Drivers in Montgomery County can look forward to 10 new portable speed cameras and 20 new red light cameras before the end of 2013.
The additions will bolster the county's existing 72 speed cameras -- 56 fixed pole cameras, 10 portable cameras and six speed camera vans -- and 40 red light cameras.
Last fiscal year, the county issued 487,820 speed and 40,294 red light citations, earning the county a net $9.7 million after paying for the camera vendor, the county police officers and other employees who run the program and other operating expenses, County Council documents show.

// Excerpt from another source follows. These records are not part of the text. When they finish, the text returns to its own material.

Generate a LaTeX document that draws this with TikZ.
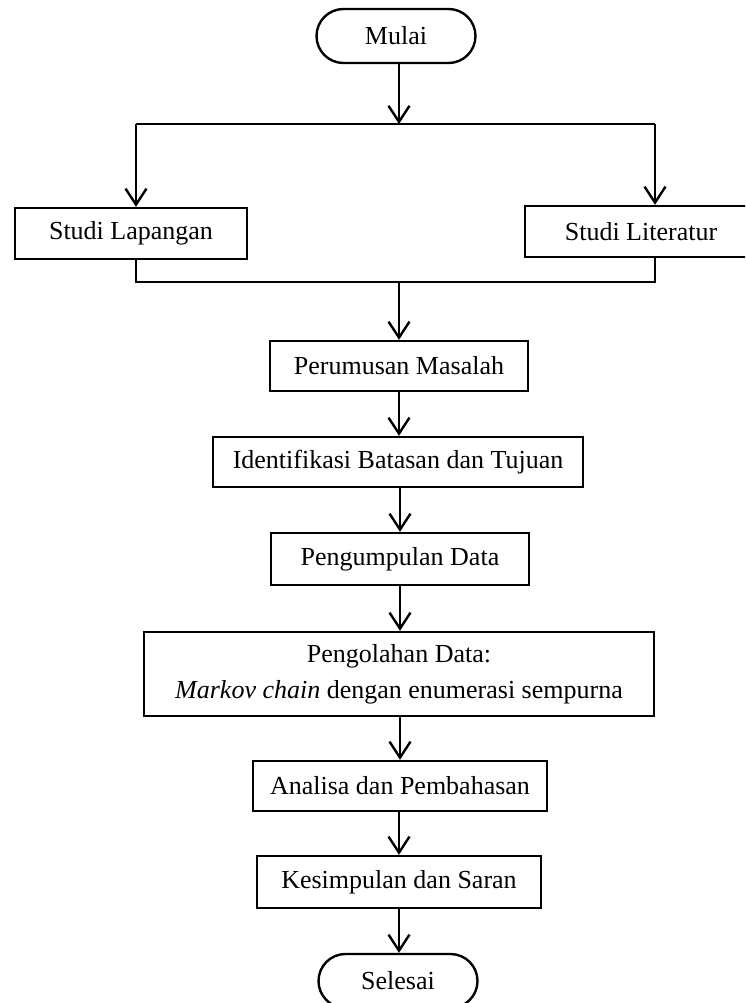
\documentclass[tikz,border=0pt]{standalone}
\usepackage{fontspec}
\setmainfont{Liberation Serif}
\usetikzlibrary{arrows.meta}
\begin{document}
\begin{tikzpicture}[x=1pt,y=-1pt,
  line width=2.4pt,
  every node/.style={font=\fontsize{26}{36}\selectfont, inner sep=0pt, align=center},
  procbox/.style={draw, rectangle},
  termbox/.style={draw, rectangle, rounded corners=27pt, minimum width=159pt, minimum height=54pt},
  flow/.style={-{Straight Barb[length=16pt,width=21pt]}}
]
\useasboundingbox (0,0) rectangle (745,1003);
\clip (0,0) rectangle (745,1003);

\node[termbox] (mulai) at (396,36) {Mulai};
\node[procbox, minimum width=232pt, minimum height=51pt] (lap) at (131,233.5) {Studi Lapangan};
\node[procbox, minimum width=232pt, minimum height=51pt] (lit) at (641,231.5) {Studi Literatur};
\node[procbox, minimum width=258pt, minimum height=50pt] (rumus) at (399,366) {Perumusan Masalah};
\node[procbox, minimum width=370pt, minimum height=50pt] (ident) at (398,462) {Identifikasi Batasan dan Tujuan};
\node[procbox, minimum width=258pt, minimum height=52pt] (kumpul) at (400,559) {Pengumpulan Data};
\node[procbox, minimum width=510pt, minimum height=84pt] (olah) at (399,674) {Pengolahan Data:\\\textit{Markov chain} dengan enumerasi sempurna};
\node[procbox, minimum width=294pt, minimum height=50pt] (analisa) at (400,786) {Analisa dan Pembahasan};
\node[procbox, minimum width=284pt, minimum height=52pt] (simpul) at (399,882) {Kesimpulan dan Saran};
\node[termbox] (selesai) at (398,981) {Selesai};

\coordinate (split) at (399,124);
\coordinate (sl) at (136,124);
\coordinate (sr) at (655,124);
\coordinate (jl) at (136,282);
\coordinate (jr) at (655,282);
\coordinate (join) at (399,282);

\draw[flow] (mulai.south -| split) -- (split);
\draw (sl) -- (sr);
\draw[flow] (sl) -- (sl |- lap.north);
\draw[flow] (sr) -- (sr |- lit.north);
\draw (lap.south -| jl) -- (jl) -- (jr) -- (lit.south -| jr);
\draw[flow] (join) -- (join |- rumus.north);
\draw[flow] (rumus.south) -- (rumus.south |- ident.north);
\draw[flow] (ident.south -| kumpul.south) -- (kumpul.north);
\draw[flow] (kumpul.south) -- (kumpul.south |- olah.north);
\draw[flow] (olah.south -| analisa.south) -- (analisa.north);
\draw[flow] (analisa.south -| simpul.south) -- (simpul.north);
\draw[flow] (simpul.south) -- (simpul.south |- selesai.north);
\end{tikzpicture}
\end{document}
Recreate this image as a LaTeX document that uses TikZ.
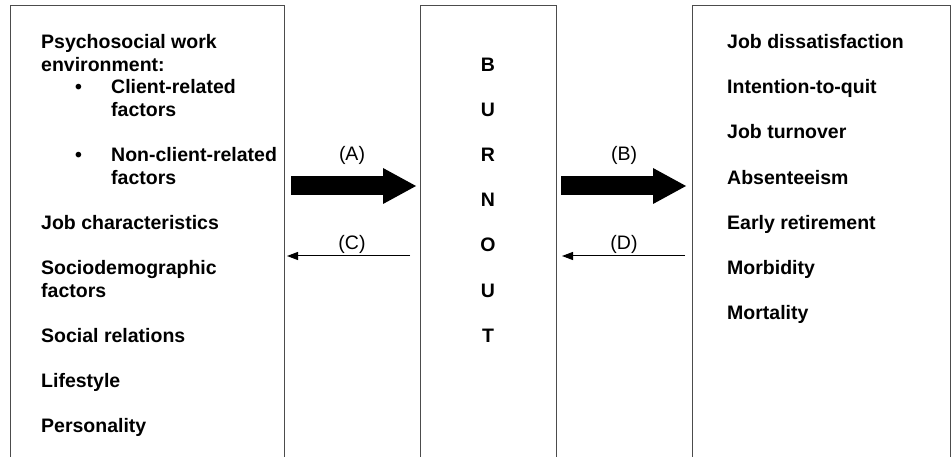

|Fiscal 2011||Fiscal 2012 (estimated)||Fiscal 2013 (estimated)|
|Speed citations issued||487,820||Not available||Not available|
|Speed camera revenues||$13,359,202||$11,999,870||$15,502,800|
|Speed camera expenses||$5,246,844||$8,282,034||$8,451,572|
|Speed camera net revenues||$8,112,358||$3,717,836||$7,051,228|
|Source: Montgomery County fiscal 2013 proposed operating budget|
In the coming week, Montgomery County Police Department Traffic Division Director Capt. Thomas Didone said he plans to announce new camera locations. The division's website lists 115 locations in school zones and residential areas where county speed cameras could be, though the county moves the portable cameras and the camera vans based on where officials believe there is a need for speed enforcement.
The program can be hazardous, said Patricia Oliver, an employee with the county's Housing Opportunities Commission, who has received a couple of speeding citations. "People learn where the cameras are, and you have a massive traffic jam where people go from 50 to 30," speeding up after they have passed the cameras.
To address this phenomenon, the county will create "corridors" where a few cameras could be set up within a short stretch, Didone said.
For example, "we have one spot [on Gainsborough Road in Gaithersburg] where we have been doing enforcement, but Gainsborough Road is about a mile long," he said. "We want people to drive the speed limit in the entire stretch."
Speed camera programs have come under fire as ways for jurisdictions to take advantage of motorists and generate revenue.
"It's unjustified," said Rockville resident David Track, who said he has received a few speed camera citations and one red light citation. "It's clearly designed to make revenue than to help save lives."
Montgomery officials insist this is not the case.
"If the county's goal was to maximize revenue, you would see a lot more cameras than we have now," said County Councilman Phil Andrews, D-Gaithersburg/Rockville and chairman of the council's Public Safety Committee.
Speeding-related collisions dropped by 28 percent after the cameras were installed, he said, pointing to police data.
Since the county will be moving the cameras around to different locations, the county should give motorists notice before moving a specific camera, said John Townsend, spokesman for AAA Mid-Atlantic, which has been critical of Prince George's County for failing to do exactly that.
However, since Montgomery County has had its speed cameras for several years, it has no requirements to provide advance notice or a warning period, Didone said. "We will not be playing peekaboo, but we will not be announcing every week where we move the cameras."